Heat a frying pan well over medium-high heat. Okay, now I gotta talk about something. Frying pans. Not all are created equal. Even though I use from time to time non stick pans, like Tefal, I tend to avoid them for two reasons. First, because they are harmful to our health and second, because as far as meat (chicken, steak, offal, patties) mushrooms and tofu is concerned, they can’t cook them well. How well a pan conducts and retains heat is dependent upon the material the pan is made of and of course this affects cooking. For example, copper heats up super fast and also gets cold super fast once off the heat. Iron/cast iron on the other hand takes a bit of time to heat up but retains that heat well after it has been taken off the heat. Carbon steel pans heat up quickly and retain heat well after they have been taken off the heat. Also, whether or not a pan has the ability to create a natural patina, like iron and steel pans do, is crucial in the final flavor and texture of the cooked meat. You are familiar with the Maillard reaction, no? If not, you can read about it here.

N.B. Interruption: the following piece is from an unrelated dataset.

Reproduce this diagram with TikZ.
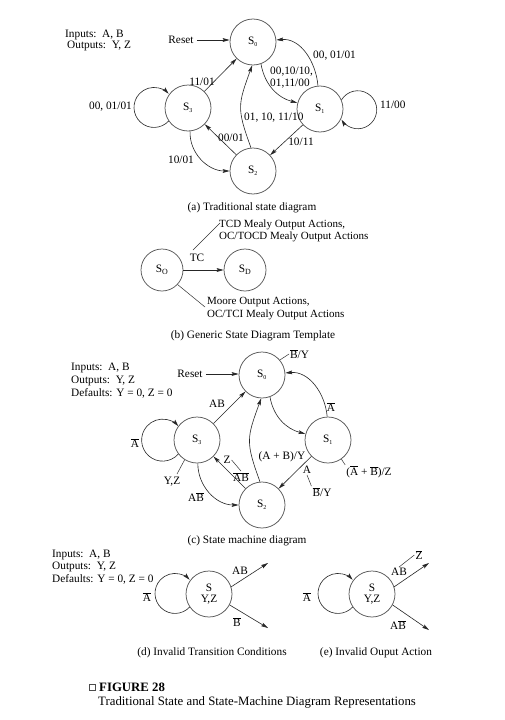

So the pan I use is a carbon steel pan with a beeswax layer by de Buyer (Mineral B model), which creates a non stick patina with time and cooks better than any other pan I have ever used, including my beloved yet hardly used anymore le Creuset cast iron pan. Also, the double sided grill/griddle from le Creuset, which I have been using for maaaany years, especially for making pork souvlakia is also excellent for cooking meat patties. I prefer, however, the de Buyer pan as it is less heavy (talking about the small one here; the larger one I have is almost as heavy as the Creuset griddle, if not heavier). Ugh! Let's get back to the recipe. As soon as the pan heats up, lower the heat to medium and add the olive oil. When it starts to shimmer, add the patties and cook to your liking. I like them well cooked, so for small-ish patties, I cook them for 7 minutes per side.

serve the dish

Cut the bread rings lengthwise, place the biftekia on top so the bread soaks up the juices and becomes even more delicious, add the tzatziki and tomatoes and squeeze lots of lemon juice over the patties.

Dig in and enjoy!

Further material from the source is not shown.